“A great band, a great night and sang beautifully. The band was great, raw and the guitar solos leapt out!” Nick Cave
“A rousing, quirky reminder of the pre-Khmer Rouge golden era of Cambodian pop.” The Guardian
“An upbeat, unusual and accomplished, an Asian rock ‘n’ roll space odyssey indeed.” Clash
Khmer rock ‘n’ roll rock group The Cambodian Space Project (CSP) release their third album ‘Whisky Cambodia’ via Metal Postcard Records on 14th July. Following on from ‘Not Easy Rock ‘n’ Roll’, CSP were soon heading into the recording studio with the backing of legendary Motown musician Dennis Coffey and CSP founder Julien Poulsen on production.
‘Whiskey Cambodia’ was recorded by Al Sutton (credits include Bob Seger, Hank Williams Jr, Uncle Kracker, Lynard Skynard and Loretta Lynn) and Steve Lehane at Rustbelt Studios in Michigan.
An explosion of cultures and 60s influences, the long-player is rooted in the musical history of Detroit and Cambodia; essentially a rock ‘n’ roll record with a Motown sheen where CSP’s Khmer rock and Cambodian-pop shines through.
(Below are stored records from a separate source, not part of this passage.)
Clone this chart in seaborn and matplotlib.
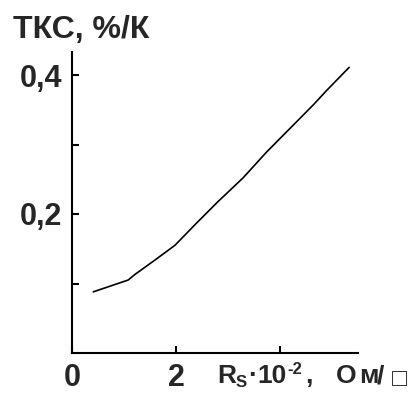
import matplotlib
matplotlib.use('Agg')
import matplotlib.pyplot as plt
import seaborn as sns
import pandas as pd

# dane
rs = [0.41, 1.08, 1.21, 1.60, 1.98, 2.37, 2.81, 3.29, 3.74, 4.19, 4.64, 4.90, 5.33]
tks = [0.088, 0.105, 0.113, 0.134, 0.155, 0.185, 0.218, 0.252, 0.289, 0.323, 0.357, 0.378, 0.411]
x_ticks = [0, 2, 4]
x_tick_labels = ['0', '2', '']
y_ticks = [0.1, 0.2, 0.3, 0.4]
y_tick_labels = ['', '0,2', '', '0,4']

df = pd.DataFrame({'rs': rs, 'tks': tks})

sns.set_style('ticks')
plt.rcParams['font.family'] = ['Liberation Sans', 'DejaVu Sans']

fig = plt.figure(figsize=(4.17, 3.94), dpi=100)
ax = fig.add_axes([72 / 417, 41 / 394, 286 / 417, 301 / 394])

sns.lineplot(data=df, x='rs', y='tks', ax=ax, color='black', linewidth=1.2)

ax.set_xlim(0, 286 / 52)
ax.set_ylim(0, 301 / 695)
ax.set_xticks(x_ticks)
ax.set_xticklabels(x_tick_labels, fontsize=22, fontweight='bold')
ax.set_yticks(y_ticks)
ax.set_yticklabels(y_tick_labels, fontsize=22, fontweight='bold')
ax.tick_params(direction='in', length=5, width=1.5, pad=7, color='black')
ax.set_xlabel('')
ax.set_ylabel('')

for side in ['top', 'right']:
    ax.spines[side].set_visible(False)
for side in ['left', 'bottom']:
    ax.spines[side].set_linewidth(1.5)
    ax.spines[side].set_color('black')

fig.text(13 / 417, 1 - 38 / 394, 'ТКС, %/К', fontsize=23, fontweight='bold',
         ha='left', va='baseline')

# podpis osi X składany z kawałków: (tekst, lewa krawędź px, rozmiar, przesunięcie px)
pieces = [('R', 217, 19, 0), ('S', 236, 12, -4), ('·', 248, 19, 0),
          ('10', 257, 19, 0), ('-2', 287, 12, 9), (',', 305, 19, 0),
          ('О', 336, 19, 0), ('м', 359, 19, 0), ('/', 377, 19, 0),
          ('□', 392, 18, -3)]
base_px = 383
for txt, left, size, dy in pieces:
    fig.text(left / 417, 1 - (base_px - dy) / 394, txt, fontsize=size,
             fontweight='bold', ha='left', va='baseline')

fig.savefig('out.png', dpi=100)
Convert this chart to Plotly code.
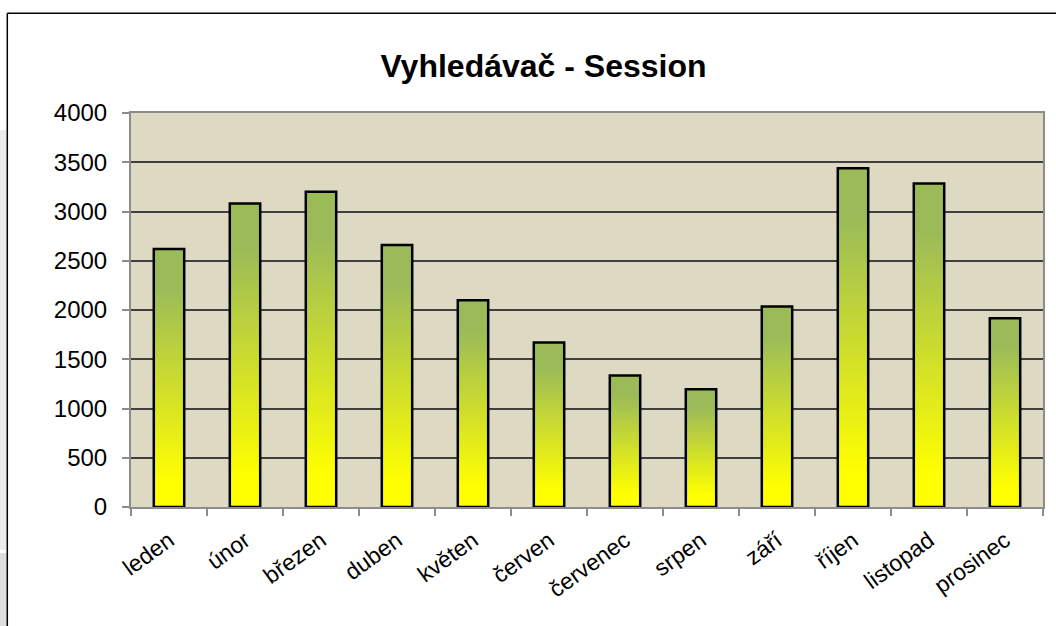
import plotly.graph_objects as go

months = ["leden", "únor", "březen", "duben", "květen", "červen",
          "červenec", "srpen", "září", "říjen", "listopad", "prosinec"]
sessions = [2620, 3080, 3200, 2660, 2100, 1670, 1335, 1195, 2035, 3440, 3285, 1915]
y_ticks = [0, 500, 1000, 1500, 2000, 2500, 3000, 3500, 4000]

FONT = "Liberation Sans, Arial, sans-serif"
HALF = 0.2  # half bar width in category units

fig = go.Figure()
for i, v in enumerate(sessions):
    fig.add_trace(go.Scatter(
        x=[i - HALF, i - HALF, i + HALF, i + HALF, i - HALF],
        y=[0, v, v, 0, 0],
        mode="lines",
        fill="toself",
        fillgradient=dict(
            type="vertical",
            colorscale=[[0, "#FFFF00"], [0.1, "#FFFF00"], [0.85, "#9BBB59"], [1, "#9BBB59"]],
        ),
        line=dict(color="#000000", width=2.5),
        hoverinfo="text",
        text=f"{months[i]}: {v}",
        showlegend=False,
    ))

L, R, T, B = 131, 13, 113, 119
PW, PH = 1056 - L - R, 626 - T - B
def px(x):
    return (x - L) / PW
def py(y):
    return (626 - B - y) / PH

shapes = [
    dict(type="rect", xref="paper", yref="paper", x0=px(0), x1=px(7), y0=py(550), y1=py(130),
         fillcolor="#ebebeb", line=dict(width=0), layer="below"),
    dict(type="rect", xref="paper", yref="paper", x0=px(0), x1=px(7), y0=py(626), y1=py(553),
         fillcolor="#dedede", line=dict(width=0), layer="below"),
    dict(type="line", xref="paper", yref="paper", x0=px(7.3), x1=px(1056), y0=py(13.3), y1=py(13.3),
         line=dict(color="#000000", width=1.5)),
    dict(type="line", xref="paper", yref="paper", x0=px(7.3), x1=px(7.3), y0=py(13.3), y1=py(626),
         line=dict(color="#000000", width=1.5)),
]

fig.update_layout(
    width=1056, height=626,
    margin=dict(l=L, r=R, t=T, b=B),
    paper_bgcolor="#FFFFFF",
    plot_bgcolor="#DDD9C3",
    font=dict(family=FONT, color="#000000"),
    title=dict(text="Vyhledávač - Session", font=dict(size=32, family=FONT, weight="bold"),
               xref="container", x=543.5 / 1056, xanchor="center",
               yref="container", y=1 - 66 / 626, yanchor="middle"),
    shapes=shapes,
    xaxis=dict(
        range=[-0.5, 11.5],
        tickmode="array", tickvals=list(range(len(months))), ticktext=months,
        tickangle=-36, ticks="", showgrid=False, zeroline=False,
        tickfont=dict(size=23, family=FONT),
        showline=True, linecolor="#8c8c8c", linewidth=2, mirror=True,
        ticklabelstandoff=9,
        minor=dict(tickmode="array", tickvals=[k - 0.5 for k in range(len(months) + 1)],
                   ticks="outside", ticklen=7, tickcolor="#8c8c8c", tickwidth=1.5, showgrid=False),
        fixedrange=True,
    ),
    yaxis=dict(
        range=[0, 4000], tickmode="array", tickvals=y_ticks,
        ticks="outside", ticklen=7, tickcolor="#8c8c8c", tickwidth=1.5,
        showgrid=True, gridcolor="#3f3f3f", gridwidth=1.5, zeroline=False,
        tickfont=dict(size=24, family=FONT),
        showline=True, linecolor="#8c8c8c", linewidth=2, mirror=True,
        ticklabelstandoff=10,
        fixedrange=True,
    ),
)

fig.write_html("out.html", config={"displayModeBar": False},
               post_script="document.body.style.margin='0';")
Their all-star Motown cast includes Dennis Coffey on guitar, Phil Whitfield on keys (Dick Wagner, The Contours, Andrea Boccelli, Lauryn Hill and King Sundiata Keita), Chuck Bartels on bass (Bettye LaVette), Steve Adams on drums (Dennis Coffey Trio) and horn section Motor City Horns’ (Justin Timberlake, The Four Tops and The Temptations).
Dennis Coffey is a former member of The Funk Brothers studio band. He’s notably worked on The Temptations’ ‘Cloud Nine’, ‘Ball of Confusion’ and ‘Psychedelic Shack’. Other hit records include Edwin Starr’s ‘War’ and ‘Someday We’ll Be Together’ by Diana Ross & The Supremes.
CSP’s music is as exotic as their story. Back in 2009 Tasmanian musician Julien Poulson went into a karaoke bar in Phnom Penh having heard a lone female voice singing Peggy Lee's 'Johnny Guitar'. Impressed by the singer, Srey Thy, Poulson invited her to start a band and together they formed The Cambodian Space Project.
The group, although known for their own original material, also cover 'golden age' 60s Cambodian pop songs as a means of preserving them.
They have toured the world from Texas (including SXSW) to the UK’s End of the Road festival and have performed for the likes of Nick Cave and Hilary Clinton.
Born in the late 70s Cambodia following the Pol Pot-led Khmer Rouge, front woman Srey has lived in a tank and as a teenager was kidnapped where she nearly found herself in a sex trafficking ring. Since then she has become a women’s rights activist in Cambodia, speaking at events sponsored by SISHA (Anti-Human Trafficking and Exploitation Organisation). She has also helped women worldwide as a Good Will Ambassador for UN Women’s UNiTE - a campaign to stop violence against women worldwide.
CSP will feature on ‘The Rough Guide To Psychedelic Cambodia’ (World Music Network) compiled by Metal Postcard’s very own Sean Hocking which is due for release later this year. The record also includes tracks from Ros Sereysothea, Pan Ron, Yos Olarang and Dengue Fever.
They are also the subject of a commissioned documentary between the BBC and ABC (Australian Broadcasting Corporation) and will feature in John Pirozzi’s latest documentary film ‘Don’t Think I’ve Forgotten’ on the golden age of Cambodia’s lost rock ‘n’ roll.